BoG’s Monetary Policy Report
While exports of gold and crude oil increased, that for cocoa products and beans as well as its products, were observed to have declined by 22.0 percent to US$2.21 billion.
This reduction is as a result of low production of these commodities in the country. Moving forward, government will have to increase production as well as expand the market for cocoa beans and cocoa products in order to maintain a good trade balance.
“The trade account recorded a surplus of US$2.75 billion in 2022 on account of increased export earnings relative to imports, compared with a surplus amount of US$1.10 billion, recorded for 2021.”
BoG’s Monetary Policy Report
With the government making efforts to increase its GDP, by exporting more than its imports, thereby meeting the set 55% target, also with the introduction of its Gold-for-Oil deal, the trade balance this year, 2023 is expected to improve more than it has over the past two years.
Ghana’s Trade Imports Soar By 7.5%
A look into trade imports for 2022 shows there has been an increase of imports from US$13.63 billion to US$14.65 billion, which indicates that the government has more to do in terms of trimming imports.
“The total import bill increased by 7.5 percent to US$14.65 billion due to higher payments for oil and gas imports. Imports of oil and gas, mainly refined petroleum imports, almost doubled to US$4.7 billion driven largely by higher prices, compared to US$2.7 billion in 2021, an increase of 71.3 percent.”

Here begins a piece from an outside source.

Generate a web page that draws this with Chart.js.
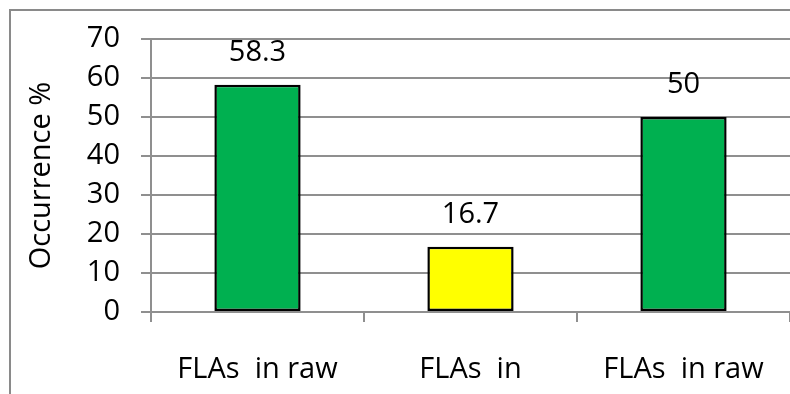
<!DOCTYPE html>
<html lang="en">
<head>
  <meta charset="utf-8">
  <title>FLAs occurrence</title>
  <script src="https://cdn.jsdelivr.net/npm/chart.js@4.4.1/dist/chart.umd.min.js"></script>
  <style>
    body { margin: 0; background: #fff; }
    #wrap { width: 790px; height: 394px; }
  </style>
</head>
<body>
  <div id="wrap"><canvas id="occChart" width="790" height="394"></canvas></div>

<script>
  // values
  var categories = ["FLAs  in raw", "FLAs  in", "FLAs  in raw"];
  var occurrence = [58.3, 16.7, 50];
  var barColors = ["#00B050", "#FFFF00", "#00B050"];
  var yTicks = [0, 10, 20, 30, 40, 50, 60, 70];

  var gridGray = "#8f8f8f";
  var textFont = { family: "'Open Sans'", size: 29 };

  // grey frame of the chart box (only left/top edges fall inside the picture)
  var frame = {
    id: "frame",
    beforeDraw: function(chart) {
      var ctx = chart.ctx;
      ctx.save();
      ctx.strokeStyle = "#8a8a8a";
      ctx.lineWidth = 2;
      ctx.strokeRect(10, 10, 800, 400);
      ctx.restore();
    }
  };

  // value written above every bar
  var valueLabels = {
    id: "valueLabels",
    afterDatasetsDraw: function(chart) {
      var ctx = chart.ctx;
      var meta = chart.getDatasetMeta(0);
      ctx.save();
      ctx.font = "29px 'Open Sans'";
      ctx.fillStyle = "#000";
      ctx.textAlign = "center";
      ctx.textBaseline = "alphabetic";
      meta.data.forEach(function(bar, i) {
        ctx.fillText(String(chart.data.datasets[0].data[i]), bar.x, bar.y - 24);
      });
      ctx.restore();
    }
  };

  var occChart = new Chart(document.getElementById("occChart"), {
    type: "bar",
    data: {
      labels: categories,
      datasets: [{
        label: "Occurrence %",
        data: occurrence,
        backgroundColor: barColors,
        borderColor: "#000",
        borderWidth: 2.5,
        borderSkipped: false,
        barPercentage: 0.405,
        categoryPercentage: 1
      }]
    },
    options: {
      responsive: false,
      animation: false,
      layout: { padding: { top: 39, right: -3, left: 0, bottom: 0 } },
      plugins: {
        legend: { display: false },
        tooltip: { enabled: false }
      },
      scales: {
        x: {
          grid: { drawOnChartArea: false, color: gridGray, lineWidth: 2, tickLength: 10, offset: true },
          border: { color: gridGray, width: 2 },
          ticks: { color: "#000", font: textFont, padding: 30, maxRotation: 0 },
          afterFit: function(scale) {
            scale.height = 82;
            scale.paddingLeft = 0;
            scale.paddingRight = 0;
          }
        },
        y: {
          min: 0,
          max: 70,
          afterBuildTicks: function(scale) {
            scale.ticks = yTicks.map(function(v) { return { value: v }; });
          },
          grid: { color: gridGray, lineWidth: 2, tickLength: 10 },
          border: { color: gridGray, width: 2 },
          ticks: { color: "#000", font: textFont, padding: 21 },
          title: {
            display: true,
            text: "Occurrence %",
            color: "#000",
            font: textFont,
            padding: { top: 24, bottom: 0 }
          },
          afterFit: function(scale) { scale.width = 151; }
        }
      }
    },
    plugins: [frame, valueLabels]
  });
</script>
</body>
</html>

BoG’s Monetary Policy Report
This means that more attention needs to be directed at oil imports, especially, with the introduction of the Gold-for-Oil policy – which suggests that the country will in 2023 and subsequent years be importing more oil.
Non-oil imports, on the other hand showed a decline by 8.4 percent to US$10.0 billion owing largely to the devaluation of the local currency towards the end of the financial year as well as a slowdown in economic activities during the reference period.
“Non-oil imports by broad economic classification showed a drop-in capital goods imports by 19.0 percent to US$2.1 billion, while consumption goods import also decreased by 7.1 percent to US$1.9 billion.
“In contrast, intermediate goods increased by 2.3 percent to US$5.1 billion. Other goods imports, mainly passenger vehicles, fell by 30.3 percent to US$904.1 million.”
BoG’s Monetary Policy Report
With the implementation of the Gold-for-Oil policy, the statistics clearly show that exports as well as imports will equally be increasing and this will not augur well for the country’s trade balance, especially, if the quantity of oil imported exceeds the quantity of gold exported.
To successfully implement this policy while maintaining a surplus balance, the non-oil components of the country’s imports needs to be slashed, and what this means is that, Ghana has to find a means to generate its own gas and other non-oil products that push its imports up.